A cop ran toward Katie Mulcahey, making sure he got her attention. “Madam, you mustn’t,” he shouted. “What would Alderman Sullivan say?” Then he arrested her.
Mulcahey’s crime wasn’t theft or DUI. It was January 1908, and she had just become the victim of New York’s newest law, a short-lived ordinance that banned women from smoking in public.
Though men could—and did—smoke with abandon anywhere they wished, a woman with a cigarette was regarded as dangerously sexual, immoral and not to be trusted. That the government tried to ban only women from smoking says a lot about how society responded as women claimed new rights at the turn of the 20th century.

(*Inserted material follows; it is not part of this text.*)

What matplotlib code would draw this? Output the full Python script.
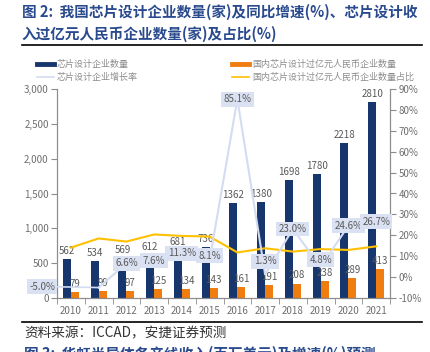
import matplotlib
matplotlib.use("Agg")
import matplotlib.pyplot as plt
from matplotlib.lines import Line2D
from matplotlib.ticker import FuncFormatter
import numpy as np

plt.rcParams['font.family'] = ['Noto Sans CJK SC', 'DejaVu Sans']

# data
years = ['2010', '2011', '2012', '2013', '2014', '2015', '2016', '2017', '2018', '2019', '2020', '2021']
firms = [562, 534, 569, 612, 681, 736, 1362, 1380, 1698, 1780, 2218, 2810]
big_firms = [79, 99, 97, 125, 134, 143, 161, 191, 208, 238, 289, 413]
growth = [None, -5.0, 6.6, 7.6, 11.3, 8.1, 85.1, 1.3, 23.0, 4.8, 24.6, 26.7]
share = [14.1, 18.5, 17.0, 20.4, 19.7, 19.4, 11.8, 13.8, 12.2, 13.4, 13.0, 14.7]

NAVY = '#17366e'
ORANGE = '#ef7d0f'
YELLOW = '#ffc000'
PALE = '#d3dcf0'
BOXC = '#d9e1f2'
GREY = '#595959'

W, H = 430, 352
fig = plt.figure(figsize=(W / 100, H / 100), dpi=100)

def fx(px):
    return px / W

def fy(py):
    return 1 - py / H

# title block
fig.text(fx(22), fy(12), '图 2:  我国芯片设计企业数量(家)及同比增速(%)、芯片设计收',
         fontsize=10.5, fontweight='bold', color='#2a4a8e', va='center')
fig.text(fx(22), fy(34), '入过亿元人民币企业数量(家)及占比(%)',
         fontsize=10.5, fontweight='bold', color='#2a4a8e', va='center')
fig.add_artist(Line2D([fx(22), fx(422)], [fy(44.5), fy(44.5)], color='black', lw=1.2))

# legend (drawn by hand to match the layout)
leg = [
    (37, 64, NAVY, 3.5, '芯片设计企业数量'),
    (37, 77, PALE, 1.2, '芯片设计企业增长率'),
    (232, 64, ORANGE, 3.5, '国内芯片设计过亿元人民币企业数量'),
    (232, 77, YELLOW, 1.2, '国内芯片设计过亿元人民币企业数量占比'),
]
for x0, y0, c, lw, lab in leg:
    fig.add_artist(Line2D([fx(x0), fx(x0 + 17)], [fy(y0), fy(y0)], color=c, lw=lw))
    fig.text(fx(x0 + 20), fy(y0), lab, fontsize=6.5, color='#8c8c8c', va='center')

# axes
ax = fig.add_axes([fx(57), fy(298), fx(390) - fx(57), fy(89) - fy(298)])
ax2 = ax.twinx()

x = np.arange(len(years))
bw = 0.29
ax.bar(x - bw / 2, firms, bw, color=NAVY, zorder=2)
ax.bar(x + bw / 2, big_firms, bw, color=ORANGE, zorder=2)

for i in range(len(years)):
    ax.text(x[i] - bw / 2, firms[i] + 45, str(firms[i]), ha='center', va='bottom',
            fontsize=7, color=GREY)
    ax.text(x[i] + bw / 2, big_firms[i] + 45, str(big_firms[i]), ha='center', va='bottom',
            fontsize=7, color=GREY)

ax.set_xlim(-0.5, len(years) - 0.5)
ax.set_ylim(0, 3000)
ax.set_yticks(np.arange(0, 3001, 500))
ax.yaxis.set_major_formatter(FuncFormatter(lambda v, p: '{:,.0f}'.format(v)))

ax2.set_ylim(-10, 90)
ax2.set_yticks(np.arange(-10, 91, 10))
ax2.yaxis.set_major_formatter(FuncFormatter(lambda v, p: '{:.0f}%'.format(v)))

# lines
ax2.plot(x, share, color=YELLOW, lw=1.5, zorder=3)
g = np.array([np.nan if v is None else v for v in growth])
ax2.plot(x, g, color=PALE, lw=1.5, zorder=4)

# growth labels (positions of the boxes)
lab_x = [None, -1.04, 2, 3, 4, 5, 6, 7, 8, 9, 10, 11]
lab_y = [None, -4.5, 6.6, 7.9, 11.3, 10.3, 85.1, 7.6, 23.0, 8.4, 24.6, 26.5]
bbox = dict(boxstyle='square,pad=0.25', fc=BOXC, ec='none')
for i in range(len(years)):
    if growth[i] is None:
        continue
    if i == 1:
        ax2.annotate('%.1f%%' % growth[i], xy=(x[i], growth[i]), xytext=(lab_x[i], lab_y[i]),
                     ha='center', va='center', fontsize=7, color=GREY, bbox=bbox,
                     annotation_clip=False, zorder=6,
                     arrowprops=dict(arrowstyle='-', color=PALE, lw=1.2,
                                     shrinkA=0, shrinkB=0))
    else:
        ax2.text(lab_x[i], lab_y[i], '%.1f%%' % growth[i], ha='center', va='center',
                 fontsize=7, color=GREY, bbox=bbox, zorder=6)

# styling
for a in (ax, ax2):
    a.spines['top'].set_visible(False)
    for s in ('left', 'right', 'bottom'):
        a.spines[s].set_color('#8c8c8c')
        a.spines[s].set_linewidth(0.8)
ax.tick_params(axis='y', direction='out', length=4, color='#8c8c8c', labelsize=7,
               labelcolor='#6e6e6e', pad=2)
ax2.tick_params(axis='y', direction='out', length=4, color='#8c8c8c', labelsize=7,
                labelcolor='#6e6e6e', pad=2)
ax.set_xticks(x)
ax.set_xticklabels(years)
ax.set_xticks(np.arange(-0.5, len(years)), minor=True)
ax.tick_params(axis='x', which='major', length=0, labelsize=7, labelcolor='#6e6e6e', pad=6)
ax.tick_params(axis='x', which='minor', length=4, direction='out', color='#8c8c8c')

# source and next heading
fig.add_artist(Line2D([fx(22), fx(422)], [fy(322.3), fy(322.3)], color='black', lw=1.2))
fig.text(fx(24), fy(333), '资料来源：ICCAD，安捷证券预测', fontsize=9.8, style='italic',
         color='#333333', va='center')
fig.text(fx(24), fy(345.5), '图 3:  华虹半导体各产线收入(百万美元)及增速(%)预测',
         fontsize=10.5, fontweight='bold', color='#2a4a8e', va='top')

fig.savefig('out.png', dpi=100)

For most of the 1900s, women weren’t free to move as they pleased outside of their homes. “Without a male escort,” writes historian Emily Remus, “women were refused service in most restaurants, cafés, and hotels, while saloons and private clubs simply closed their doors to female customers.” Women who appeared in public places without a respectable man were often regarded as prostitutes.
So were women who smoked. Smoking women were rebellious, and their mutiny—which began in the 1880s with the mass production of cigarettes—occurred along with a number of other social changes. A new invention, the department store, suddenly made it socially acceptable for women to shop and appear in public without escorts. More and more women agitated for suffrage and participated in public activism. And more permissive social attitudes infuriated those who questioned both public women and their smoking.
Many women—including rich and influential ones—enjoyed smoking by 1907. When they weren’t at home, though, things got dicey. Though men smoked openly in restaurants and hotels, a woman who did so would likely be tapped on the shoulder by a waiter or the proprietor and told to stop.